Le brouillard se dissipe

** Le brouillard de la guerre — c’est-à-dire de la guerre entre l’inflation et la déflation — se dissipe. Nous commençons à voir plus clairement de quel côté penche la bataille.

* Le Monde de lundi dernier parlait de la nationalisation de Fannie Mae et Freddie Mac, en la décrivant comme le plus grand sauvetage de l’histoire.

* Mais qu’est-ce que cela signifie lorsque le gouvernement le plus libéral au monde nationalise son plus grand secteur financier ? Plusieurs choses :

* Pour commencer, les jours du "laisser-faire", et même de l’ersatz de "laisser-faire", sont terminés. Plus de dérégulation. Terminées, les baisses d’impôts. Fin des accords de libre-échange.

* Ensuite, ça veut dire que les autorités commencent à prendre peur. Elles battent en retraite. La bataille entre une correction de marché naturelle… et un boom inflationniste artificiel… tourne à leur désavantage.
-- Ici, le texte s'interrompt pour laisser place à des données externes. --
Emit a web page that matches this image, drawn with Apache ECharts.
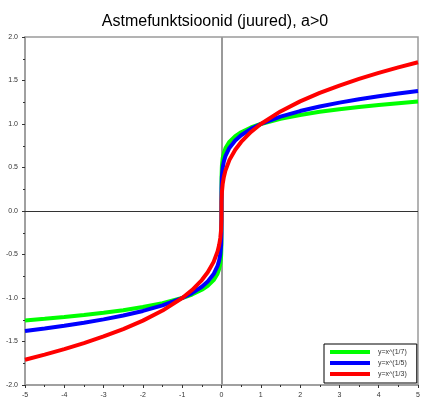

* Nous avions raison depuis le début — ou presque raison ; lorsque la bulle des dot.com s’est effondrée, elle a marqué le début de la fin — la fin du marché haussier sur Wall Street… la fin de l’expansion de crédit entamée en 1982… et le pic du pouvoir et de l’influence des Etats-Unis dans le reste du monde.

* Depuis, le déclin a été retardé et déguisé — par un flot de nouvelles liquidités injectées par les autorités. Mais désormais, on ne peut plus l’arrêter. Et il est bien pire qu’il ne l’aurait été il y a huit ans de ça. Les Américains se sont de plus en plus habitués à dépenser de l’argent qu’ils n’avaient pas — si bien qu’ils ont dorénavant plus de dettes que jamais. Les Chinois et autres se sont de plus en plus habitués à vendre des choses à des gens qui ne pouvaient pas les rembourser — à présent, leurs immeubles sont vides et leurs nouvelles usines sont silencieuses. La récession est planétaire… et elle sera plus longue et plus difficile que tout le monde ou presque ne l’imagine.
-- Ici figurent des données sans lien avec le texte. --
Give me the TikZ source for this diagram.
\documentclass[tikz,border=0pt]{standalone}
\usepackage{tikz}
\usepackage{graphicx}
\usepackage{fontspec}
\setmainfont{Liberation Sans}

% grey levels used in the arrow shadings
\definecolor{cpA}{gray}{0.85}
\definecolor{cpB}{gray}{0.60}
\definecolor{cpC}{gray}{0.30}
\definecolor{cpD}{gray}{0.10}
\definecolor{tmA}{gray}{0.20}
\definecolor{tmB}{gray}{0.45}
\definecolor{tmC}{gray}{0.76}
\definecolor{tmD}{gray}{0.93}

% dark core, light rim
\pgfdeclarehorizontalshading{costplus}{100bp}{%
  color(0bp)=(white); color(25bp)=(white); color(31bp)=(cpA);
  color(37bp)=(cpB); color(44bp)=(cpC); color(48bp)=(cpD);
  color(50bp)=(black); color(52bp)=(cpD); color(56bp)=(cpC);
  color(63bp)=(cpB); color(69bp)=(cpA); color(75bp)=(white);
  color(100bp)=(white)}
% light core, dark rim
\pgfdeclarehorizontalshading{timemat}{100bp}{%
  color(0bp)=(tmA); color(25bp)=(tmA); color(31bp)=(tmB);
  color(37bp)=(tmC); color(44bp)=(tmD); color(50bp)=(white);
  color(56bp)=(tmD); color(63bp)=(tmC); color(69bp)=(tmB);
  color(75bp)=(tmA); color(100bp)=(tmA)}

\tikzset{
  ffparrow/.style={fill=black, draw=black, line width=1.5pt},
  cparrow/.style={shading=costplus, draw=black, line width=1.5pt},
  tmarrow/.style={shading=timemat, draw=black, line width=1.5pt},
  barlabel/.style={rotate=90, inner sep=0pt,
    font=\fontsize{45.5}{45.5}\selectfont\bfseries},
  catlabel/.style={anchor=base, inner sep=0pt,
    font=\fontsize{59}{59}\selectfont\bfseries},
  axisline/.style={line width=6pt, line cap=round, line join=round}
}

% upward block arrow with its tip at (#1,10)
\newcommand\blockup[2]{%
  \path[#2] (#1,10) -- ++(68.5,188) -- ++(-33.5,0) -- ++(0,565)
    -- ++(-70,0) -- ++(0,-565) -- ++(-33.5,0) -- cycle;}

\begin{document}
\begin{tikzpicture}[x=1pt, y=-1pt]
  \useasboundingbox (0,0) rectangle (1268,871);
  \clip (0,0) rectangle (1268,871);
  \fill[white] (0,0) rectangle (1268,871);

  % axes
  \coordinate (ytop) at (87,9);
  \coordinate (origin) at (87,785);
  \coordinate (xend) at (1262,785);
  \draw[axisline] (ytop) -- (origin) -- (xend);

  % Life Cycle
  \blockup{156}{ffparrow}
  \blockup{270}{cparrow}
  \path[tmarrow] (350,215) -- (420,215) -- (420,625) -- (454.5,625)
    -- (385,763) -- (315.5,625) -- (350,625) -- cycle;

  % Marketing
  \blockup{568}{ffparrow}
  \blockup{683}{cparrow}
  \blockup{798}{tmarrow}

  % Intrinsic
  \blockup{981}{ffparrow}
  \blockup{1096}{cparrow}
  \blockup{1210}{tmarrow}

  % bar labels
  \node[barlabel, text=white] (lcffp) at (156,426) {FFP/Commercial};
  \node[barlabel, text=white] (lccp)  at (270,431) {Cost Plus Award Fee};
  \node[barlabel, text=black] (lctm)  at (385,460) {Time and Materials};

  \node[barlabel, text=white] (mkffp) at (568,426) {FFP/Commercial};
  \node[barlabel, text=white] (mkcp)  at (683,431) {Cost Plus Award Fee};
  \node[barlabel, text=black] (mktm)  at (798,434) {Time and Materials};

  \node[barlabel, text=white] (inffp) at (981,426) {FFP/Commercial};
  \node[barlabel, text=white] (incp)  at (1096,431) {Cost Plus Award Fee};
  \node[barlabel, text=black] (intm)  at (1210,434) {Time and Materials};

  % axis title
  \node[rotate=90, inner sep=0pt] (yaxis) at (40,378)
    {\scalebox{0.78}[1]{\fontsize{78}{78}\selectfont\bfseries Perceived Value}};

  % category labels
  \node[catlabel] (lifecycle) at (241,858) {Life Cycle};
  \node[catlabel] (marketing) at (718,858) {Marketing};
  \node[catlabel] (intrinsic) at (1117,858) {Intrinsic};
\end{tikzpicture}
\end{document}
** Et revoilà Le Monde, qui nous annonce une "bonne nouvelle" — selon laquelle, un peu partout, l’inflation reste sous contrôle et bat en retraite.

* Faux. Faux. Faux. L’inflation bat peut-être en retraite, mais ce n’est pas une bonne nouvelle. Cela signifie que le monde entier sombre dans la crise — pas uniquement les Etats-Unis et la Grande-Bretagne.
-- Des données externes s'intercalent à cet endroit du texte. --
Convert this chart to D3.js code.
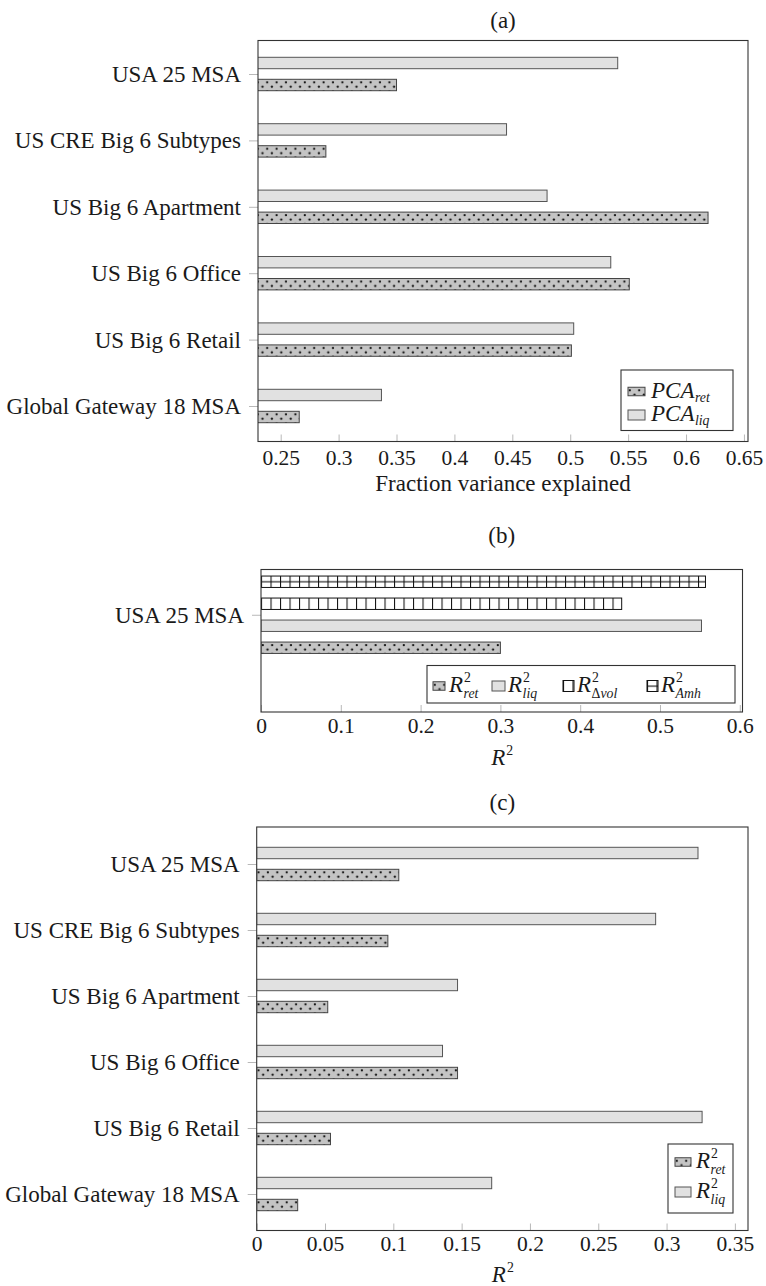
<!DOCTYPE html>
<html>
<head>
<meta charset="utf-8">
<script src="https://cdn.jsdelivr.net/npm/d3@7"></script>
<style>
  body { margin: 0; background: #fff; }
  svg { display: block; }
  text { font-family: "Liberation Serif", "Times New Roman", serif; fill: #1a1a1a; }
</style>
</head>
<body>
<svg id="chart" width="766" height="1286"></svg>
<script>
// ---- data -------------------------------------------------------------
const categoriesA = ["USA 25 MSA", "US CRE Big 6 Subtypes", "US Big 6 Apartment",
                     "US Big 6 Office", "US Big 6 Retail", "Global Gateway 18 MSA"];
const pcaRet = [0.350, 0.289, 0.619, 0.551, 0.501, 0.266];
const pcaLiq = [0.541, 0.445, 0.480, 0.535, 0.503, 0.337];
const ticksA = [0.25, 0.3, 0.35, 0.4, 0.45, 0.5, 0.55, 0.6, 0.65];

const categoriesB = ["USA 25 MSA"];
const r2RetB = [0.300];
const r2LiqB = [0.552];
const r2DvolB = [0.452];
const r2AmhB = [0.557];
const ticksB = [0, 0.1, 0.2, 0.3, 0.4, 0.5, 0.6];

const categoriesC = ["USA 25 MSA", "US CRE Big 6 Subtypes", "US Big 6 Apartment",
                     "US Big 6 Office", "US Big 6 Retail", "Global Gateway 18 MSA"];
const r2RetC = [0.104, 0.096, 0.052, 0.147, 0.054, 0.030];
const r2LiqC = [0.323, 0.292, 0.147, 0.136, 0.326, 0.172];
const ticksC = [0, 0.05, 0.1, 0.15, 0.2, 0.25, 0.3, 0.35];

// ---- setup ------------------------------------------------------------
const svg = d3.select("#chart");
const FS = 23;            // labels, titles, legends
const FS_TICK = 21.5;     // tick labels
const BAR_H = 11.4;       // bar thickness
const fmt = d => String(+d.toFixed(2));

const defs = svg.append("defs");
// dotted grey fill
const pDots = defs.append("pattern").attr("id", "pDots")
  .attr("patternUnits", "userSpaceOnUse").attr("width", 9.4).attr("height", 8.8);
pDots.append("rect").attr("width", 9.4).attr("height", 8.8).attr("fill", "#c4c4c4");
pDots.append("circle").attr("cx", 1.8).attr("cy", 3.0).attr("r", 1.15).attr("fill", "#111");
pDots.append("circle").attr("cx", 6.5).attr("cy", 7.4).attr("r", 1.15).attr("fill", "#111");
// vertical lines
const pVert = defs.append("pattern").attr("id", "pVert")
  .attr("patternUnits", "userSpaceOnUse").attr("width", 9.5).attr("height", 20);
pVert.append("rect").attr("width", 9.5).attr("height", 20).attr("fill", "#fff");
pVert.append("line").attr("x1", 0.5).attr("x2", 0.5).attr("y1", 0).attr("y2", 20)
  .attr("stroke", "#111").attr("stroke-width", 1.1);
// grid
const pGrid = defs.append("pattern").attr("id", "pGrid")
  .attr("patternUnits", "userSpaceOnUse").attr("width", 9.5).attr("height", BAR_H);
pGrid.append("rect").attr("width", 9.5).attr("height", BAR_H).attr("fill", "#fff");
pGrid.append("line").attr("x1", 0.5).attr("x2", 0.5).attr("y1", 0).attr("y2", BAR_H)
  .attr("stroke", "#111").attr("stroke-width", 1.1);
pGrid.append("line").attr("x1", 0).attr("x2", 9.5).attr("y1", BAR_H / 2).attr("y2", BAR_H / 2)
  .attr("stroke", "#111").attr("stroke-width", 1.1);

const styles = {
  ret:  { fill: "url(#pDots)", stroke: "#444" },
  liq:  { fill: "#e1e1e1",     stroke: "#555" },
  dvol: { fill: "url(#pVert)", stroke: "#111" },
  amh:  { fill: "url(#pGrid)", stroke: "#111" }
};

// a rectangle whose pattern starts at its own top-left corner
function patchRect(parent, x0, y0, w, h, st) {
  const g = parent.append("g").attr("transform", `translate(${x0},${y0})`);
  g.append("rect").attr("x", 0).attr("y", 0).attr("width", Math.max(0, w)).attr("height", h)
    .attr("fill", st.fill).attr("stroke", st.stroke).attr("stroke-width", 1);
  return g;
}

// math-style label in a single text element: italic base, then a
// superscript and a subscript stacked at the same horizontal position
function mathLabel(parent, x, y, base, sup, sub, size, anchor) {
  const small = size * 0.6;
  const supUp = size * 0.42, subDown = size * 0.27;
  const t = parent.append("text").attr("x", x).attr("y", y).style("font-size", size + "px");
  t.append("tspan").style("font-style", "italic").text(base);
  let supW = 0;
  if (sup) {
    const s = t.append("tspan").attr("dx", 1).attr("dy", -supUp).style("font-size", small + "px").text(sup);
    supW = s.node().getComputedTextLength() + 1;
  }
  if (sub) {
    const dy = sup ? supUp + subDown : size * 0.18;
    sub.forEach((seg, k) => {
      const sp = t.append("tspan").style("font-size", small + "px")
        .style("font-style", seg.i ? "italic" : "normal").text(seg.t);
      if (k === 0) sp.attr("dx", sup ? -supW + 0.5 : 0.5).attr("dy", dy);
    });
  }
  const total = t.node().getComputedTextLength();
  const dx = anchor === "middle" ? -total / 2 : anchor === "end" ? -total : 0;
  t.attr("x", x + dx);
  return total;
}

// ---- one horizontal bar panel ----------------------------------------
function panel(cfg) {
  const g = svg.append("g");
  const x = d3.scaleLinear().domain(cfg.domain).range([cfg.left, cfg.right]);
  const y = d3.scalePoint().domain(cfg.categories).range(cfg.catRange);

  // title
  g.append("text").attr("x", (cfg.left + cfg.right) / 2).attr("y", cfg.titleY)
    .attr("text-anchor", "middle").style("font-size", FS + "px").text(cfg.title);

  // bars
  const clipId = "clip" + cfg.title.replace(/[()]/g, "");
  defs.append("clipPath").attr("id", clipId).append("rect")
    .attr("x", cfg.left).attr("y", cfg.top).attr("width", cfg.right - cfg.left).attr("height", cfg.bottom - cfg.top);
  const bars = g.append("g").attr("clip-path", `url(#${clipId})`);
  const x0 = x(Math.max(0, cfg.domain[0])) - (cfg.domain[0] > 0 ? 2 : 0);
  cfg.series.forEach(s => {
    cfg.categories.forEach((c, i) => {
      const yc = y(c) + s.off;
      patchRect(bars, x0, yc - BAR_H / 2, x(s.values[i]) - x0, BAR_H, styles[s.key]);
    });
  });

  // x axis (ticks pointing into the plot)
  const xAxis = g.append("g").attr("transform", `translate(0,${cfg.bottom})`)
    .call(d3.axisBottom(x).tickValues(cfg.ticks).tickFormat(fmt).tickSizeInner(-7).tickSizeOuter(0));
  xAxis.select(".domain").remove();
  xAxis.selectAll(".tick line").attr("stroke", "#b8b8b8");
  xAxis.selectAll(".tick text").attr("y", cfg.tickLabelY - cfg.bottom).attr("dy", 0)
    .style("font-size", FS_TICK + "px").style("font-family", null).attr("fill", "#1a1a1a");

  // y axis (category labels)
  const yAxis = g.append("g").attr("transform", `translate(${cfg.left},0)`)
    .call(d3.axisLeft(y).tickSize(9).tickPadding(8));
  yAxis.select(".domain").remove();
  yAxis.selectAll(".tick line").attr("stroke", "#b8b8b8");
  yAxis.selectAll(".tick text").attr("dy", "0.33em")
    .style("font-size", FS + "px").style("font-family", null).attr("fill", "#1a1a1a");

  // frame
  g.append("rect").attr("x", cfg.left).attr("y", cfg.top)
    .attr("width", cfg.right - cfg.left).attr("height", cfg.bottom - cfg.top)
    .attr("fill", "none").attr("stroke", "#333").attr("stroke-width", 1.1);

  // axis label
  const cx = (cfg.left + cfg.right) / 2;
  if (cfg.xlabel === "R2") {
    mathLabel(g, cx, cfg.xlabelY, "R", "2", null, FS, "middle");
  } else {
    g.append("text").attr("x", cx).attr("y", cfg.xlabelY).attr("text-anchor", "middle")
      .style("font-size", FS + "px").text(cfg.xlabel);
  }

  // legend
  const L = cfg.legend;
  g.append("rect").attr("x", L.x0).attr("y", L.y0).attr("width", L.x1 - L.x0).attr("height", L.y1 - L.y0)
    .attr("fill", "#fff").attr("stroke", "#333").attr("stroke-width", 1.1);
  L.items.forEach(it => {
    patchRect(g, it.sx, it.cy - it.sh / 2, it.sw, it.sh, styles[it.key]);
    mathLabel(g, it.tx, it.cy + 6, it.base, it.sup, it.sub, FS, "start");
  });
}

// ---- (a) --------------------------------------------------------------
panel({
  title: "(a)", titleY: 28,
  left: 258, right: 748, top: 40.5, bottom: 441.5,
  domain: [0.2304, 0.6535], ticks: ticksA, tickLabelY: 465,
  categories: categoriesA, catRange: [74, 406],
  series: [{ key: "liq", values: pcaLiq, off: -11 }, { key: "ret", values: pcaRet, off: 11 }],
  xlabel: "Fraction variance explained", xlabelY: 491,
  legend: { x0: 621, y0: 370, x1: 733, y1: 430.5, items: [
    { key: "ret", sx: 628, sw: 17, sh: 8.5, cy: 391.5, tx: 651, base: "PCA", sub: [{ t: "ret", i: true }] },
    { key: "liq", sx: 628, sw: 17, sh: 10, cy: 415, tx: 651, base: "PCA", sub: [{ t: "liq", i: true }] }
  ] }
});

// ---- (b) --------------------------------------------------------------
panel({
  title: "(b)", titleY: 543,
  left: 261, right: 742.5, top: 569.5, bottom: 712,
  domain: [0, 0.6034], ticks: ticksB, tickLabelY: 733,
  categories: categoriesB, catRange: [614.75, 614.75],
  series: [
    { key: "amh", values: r2AmhB, off: -33 },
    { key: "dvol", values: r2DvolB, off: -11 },
    { key: "liq", values: r2LiqB, off: 11 },
    { key: "ret", values: r2RetB, off: 33 }
  ],
  xlabel: "R2", xlabelY: 765,
  legend: { x0: 427, y0: 665.5, x1: 735, y1: 703, items: [
    { key: "ret",  sx: 433, sw: 12, sh: 8.5, cy: 686, tx: 449, base: "R", sup: "2", sub: [{ t: "ret", i: true }] },
    { key: "liq",  sx: 492, sw: 13, sh: 10, cy: 686, tx: 508, base: "R", sup: "2", sub: [{ t: "liq", i: true }] },
    { key: "dvol", sx: 563, sw: 11, sh: 11, cy: 686, tx: 577, base: "R", sup: "2", sub: [{ t: "Δ", i: false }, { t: "vol", i: true }] },
    { key: "amh",  sx: 647, sw: 11, sh: 11, cy: 686, tx: 661, base: "R", sup: "2", sub: [{ t: "Amh", i: true }] }
  ] }
});

// ---- (c) --------------------------------------------------------------
panel({
  title: "(c)", titleY: 810,
  left: 256.7, right: 748, top: 827, bottom: 1230.5,
  domain: [0, 0.3596], ticks: ticksC, tickLabelY: 1251,
  categories: categoriesC, catRange: [864, 1194],
  series: [{ key: "liq", values: r2LiqC, off: -11 }, { key: "ret", values: r2RetC, off: 11 }],
  xlabel: "R2", xlabelY: 1282,
  legend: { x0: 668, y0: 1144, x1: 733, y1: 1213, items: [
    { key: "ret", sx: 675, sw: 16, sh: 8.5, cy: 1162, tx: 696, base: "R", sup: "2", sub: [{ t: "ret", i: true }] },
    { key: "liq", sx: 675, sw: 16, sh: 10, cy: 1192, tx: 696, base: "R", sup: "2", sub: [{ t: "liq", i: true }] }
  ] }
});
</script>
</body>
</html>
* Et c’est précisément de ça que les autorités ont peur. Le secrétaire au Trésor US, Henry Paulson, a justifié la reprise de Mac et Mae par le fait que les marchés et les contribuables ont besoin de "protection contre le risque systémique".

* Quel était le risque ? Que Freddie et Fannie fassent faillite, que les maisons chutent aux niveaux qu’elles valent réellement, et que — une fois que les agences fédérales auraient cessé de rembourser leurs dettes aux prêteurs étrangers — le système financier mondial tout entier s’effondre. Poussé par la peur… Paulson a pris une décision hardie…

* Et à présent, on passe à l’acte suivant :

* L’économie américaine s’est développée ces deux dernières décennies. Mais elle s’est développée uniquement parce que les consommateurs se sont montrés prêts à s’endetter plus profondément. Ce n’était pas une bonne croissance. Ce n’était pas une croissance saine. Mais au moins, c’était de la croissance.

* La croissance, on l’obtient en dépensant de l’argent. Si le consommateur dépense — c’est de la croissance dans les ventes au détail, les biens de consommation, les services, et ainsi de suite. Si les entreprises dépensent — on obtient plus d’emplois, plus d’investissements, plus de bâtiments, de camions, de programmes informatiques, etc.

* Mais que se passe-t-il lorsque ni les consommateurs ni les entreprises ne sont prêts à dépenser ?

* La reprise du secteur du prêt hypothécaire US par le gouvernement, dimanche dernier, avait tout d’une aubaine pour de nombreux investisseurs — et pour Le Monde. Le gouvernement américain a très clairement montré — s’il restait encore des doutes — qu’il n’abandonnerait pas les deux jumeaux hypothécaires engendrés par l’Etat, Fannie et Freddie. Plus important, il a montré que les autorités étaient prêtes à mettre la main à la poche.

* PIMCO, le fonds de Bill Gross, a gagné 1,7 milliards de dollars en pariant sur les obligations de Fannie, Freddie et les autres. Vous auriez aussi pu gagner de l’argent — grâce à ce que l’on appelle la "Doctrine Paulson", qui garantissait que les obligations finiraient par être sauvées. La Doctrine Paulson affirme que les autorités laisseront les actionnaires endosser les pertes — pas les détenteurs d’obligations. Pourquoi ? Parce que ces derniers sont des pays étrangers — notamment la Chine. Et les Etats-Unis ont désespérément besoin de plus de crédit de la part de ces grands financiers étrangers. Le reste du monde détient des milliers de milliards de dollars US et de dettes libellées en dollars US. Si tous ces gens commencent à craindre que le gouvernement fasse défaut, ils s’en débarrasseront rapidement — ce qui signerait la fin du système monétaire actuel basé sur le dollar.

* La manoeuvre consistant à mettre Fannie et Freddie sous contrôle direct du gouvernement a donc été largement considérée comme une bonne chose pour tout le monde. Les prêteurs étrangers savent que les dés sont toujours pipés — si bien que leur argent est en sécurité. Les propriétaires pensent qu’ils pourront continuer à vivre aux dépens de quelqu’un d’autre. Et les investisseurs restent en pleine hallucination, croyant que le gouvernement américain a "fait quelque chose" pour mettre ce pétrin derrière nous.